Duke study finds N.C. minors overworked

Work permits prevent minors from working illegal jobs, but may fail to protect them from working more hours than they are supposed to, according to a recent study by a Duke researcher.

The study, based on a survey of 844 high school students in North Carolina, found that work permits kept students out of dangerous jobs, but many students reported working more hours than state law allows.

“It’s important to evaluate work permits because the work permits are supposed to protect teens from working illegal hours,” said Janet Dal Santo, a research scientist at the Transdisciplinary Prevention Research Center at Duke’s Center for Child and Family Policy. “From that aspect, I thought it was very important to study work permits to see if their permits had any protective effect and try to project these findings to other states.”

North Carolina law prohibits individuals younger than 16 from working later than 7 p.m. on school nights and individuals 16 and 17 years old from working later than 11 p.m. The law also restricts minors to working no more than 18 hours a week when school is in session and 40 hours a week when it is not. Individuals 16 and older can work more hours during school weeks with the permission of their parents and a school official.

The research began in 2005 with Dal Santo and her co-authors, J. Michael Bowling, research associate professor at the University of North Carolina at Chapel Hill’s Gillings School of Global Public Health, and Tom Harris, chief of staff and general counsel of the North Carolina Employee Association.

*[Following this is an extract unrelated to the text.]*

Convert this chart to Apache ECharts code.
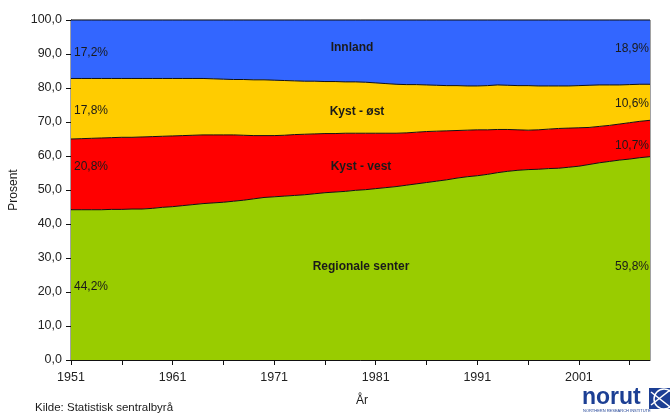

Dal Santo and her team began their research by randomly selecting 16 different high schools throughout North Carolina, located in both urban and rural areas. Eight hundred and forty-four students from those schools were surveyed about their work hours.

Dal Santo’s report showed that although work permits protect children from illegal jobs, the permits offered little to no protection against working illegal hours.

Harris said the primary purpose of youth employment certificates, as work permits are known in North Carolina, is to keep minors from doing unsafe work, and thus they do not include information about how many hours minors are eligible to work.

“The purpose of the study was to see if the certificate process was doing what it was intended to do,” Harris said. “The study shows, in fact they were effective. But there were still violations found. One of the major areas where the work violations [were found] was in limitation on the hours youth can work. The big reason the certificates didn’t screen those out is they did not ask for that information.”

Because the survey was anonymous, the researchers had to trust that the information gathered from the surveyed students was accurate.

“We had concern because these are reports by students,” Dal Santo said. “There is always the issue of recall. Students may not really remember certain parts. We also felt some students would not want to participate because they would be afraid to lose their jobs.”

Once the data was collected and analyzed, however, Dal Santo and her team found their results to be consistent with findings about employed minors in other states.

The report, now available online, will be published in the April issue of the American Journal of Public Health. Dal Santo hopes this will help forward her findings to other states, and raise awareness about child labor violations.

Since having uncovered the data, the team has proposed two suggestions to alleviate the issue—education, and heightened preventive penalties.

“There should be more training, both for those involved in the [permit] process, and to educate the youth and their parents and the employers, so they can be self enforcing,” Harris said.

Harris also said the upper limits of penalties for work violations, which had previously been relatively light, have recently been raised. This summer, the North Carolina General Assembly passed a law increasing the penalties for businesses that violate child labor rules.

“Assessing higher penalties for neglecting to obtain [permits] should... prevent students working in illegal situations,” he said.